Interestingly, Roman Polanski has been known as a sex offender for a long time, and still got a nomination and a win and Harrison Ford delivering his Oscar because Polanski is still hiding out overseas to avoid jail. He was only expelled when the new Code of Conduct came out. It took a long time (and two really high profile cases) for the Academy to decide that being a sex offender was a problem. Normally we expect that a woman shocked to be kissed without consent will play it off as a joke (and will be asked if it was "good"), or that there might be a whole musical number about having seen the breasts of various actresses, including one where it happened in a rape scene and that has all been fine.

That's not really what this post is about though. I am more interested in how comfortable people were with quickly condemning, inflating, and calling for vengeance, and some of the ways in which they did that. It is not a coincidence that the examples I am going to use are all white.

This is not about you: Amy Schumer "traumatized" and complained about not being able to make an Alec Baldwin joke.

https://www.nme.com/news/film/amy-schumer-alec-baldwin-joke-wasnt-allowed-to-say-oscars-3198409

It would be a really weird juxtaposition, except then I remember her "parody" (is that the right word?) of Lemonade and "Formation", and I guess that's kind of just her. Regardless, they did not just "let" Smith slap Rock. If Smith had asked permission, they would have said "no" and in the absence of that he was expelled.

That doesn't even make sense: A doctor (so obviously an authority) pointed out that such a slap could have killed Betty White.

https://news.knowyourmeme.com/news/doctor-mocked-for-attempting-to-emphasize-the-seriousness-of-the-slap-by-inviting-readers-to-imagine-it-happened-to-betty-white

If you want to condemn the slap, that is fine and you have lots of company. You don't need to add a ridiculous hypothetical. I neither believe that Betty White would make a joke that would upset Smith that much, or that he would respond that way if she did. A reminder that it is easy to cause serious injury in that circumstance could be fine, and not unreasonable. All you did was inspire a bunch of parodies of your own tweet. Could it be that you were afraid people were not getting how dangerous this Black man was? That would remind me of this next one...

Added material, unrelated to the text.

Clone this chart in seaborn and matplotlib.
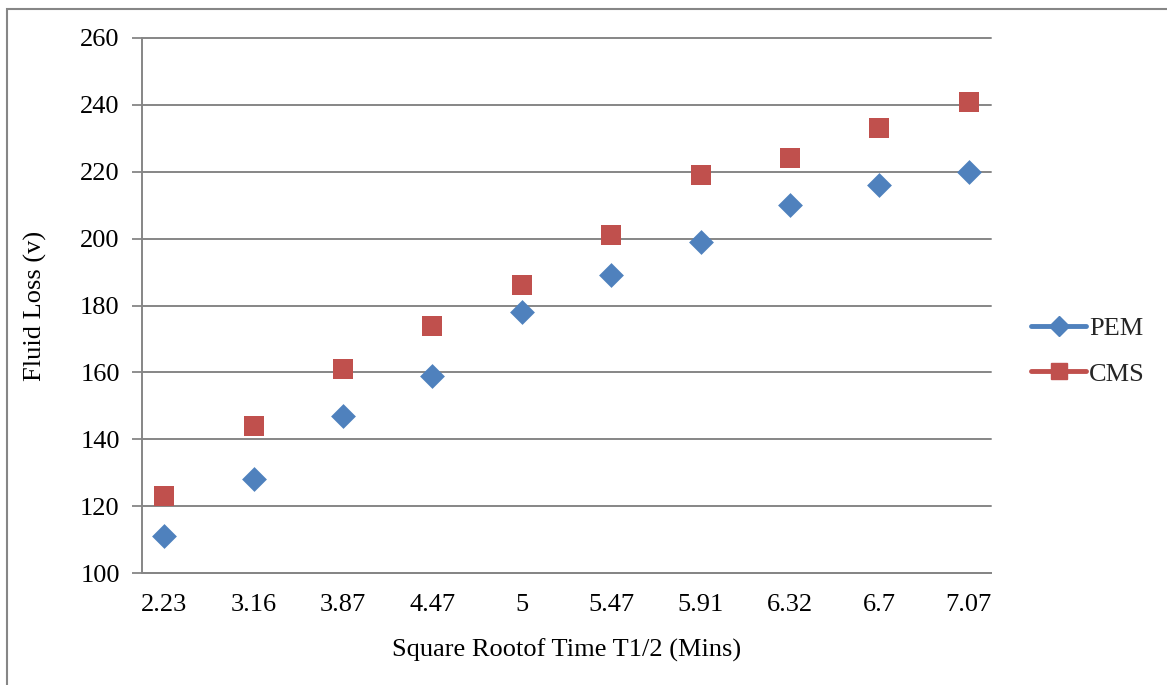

Your house is glass: Judd Apatow tweeted out about how Smith could have killed Rock and his out of control rage. 

https://www.newsweek.com/judd-apatow-blasted-after-saying-will-smith-lost-his-mind-oscars-1692408

Those tweets were quickly deleted after backlash. Apatow himself says that he wasn't watching, and he heard "punch", not "slap" -- which, hey, I noticed that miswording myself, but I suspect the thing that really got him to delete the tweets were questions about him not stepping in when James Franco assaulted Busy Philipps on the set of Freaks and Geeks.

https://variety.com/2018/tv/news/busy-philipps-james-franco-assault-freaks-and-geeks-1202973054/ 

Hypocrisy can be embarrassing, true, but it could have been avoided if he hadn't been so quick to condemn something that he hadn't even seen with his own eyes. Why would you feel compelled to vividly describe and analyze something you had not even seen? To hear about it and think, "That's not right," is one thing, but there is no need to interject, except maybe there is a sense that it is allowed, and that sense relates to institutional racism.

Speaking of hypocrisy: Jim Carrey also felt free to criticize Smith, though he also got called out on some of his own inappropriate behavior, forcing a kiss on a young Alicia Silverstone when she presented an award to him. (But that wasn't the earlier reference; that was Adrien Brody and Halle Berry.)

https://www.independent.co.uk/arts-entertainment/films/news/jim-carrey-alicia-silverstone-will-smith-chris-rock-b2048927.html

Skills that were needed and not present here include de-centering, grounding, and self-reflection.

I do believe there is an eagerness to be able to cast judgment and sound wise. It is really easy to botch that; maybe we generally aren't that wise. 

If we want wisdom, it's going to have to include engaging with the past. That includes individual failures and collective ones. There are going to be threads of race and sex and exploitation, and we have to face them.

That is the only way anything is going to get better.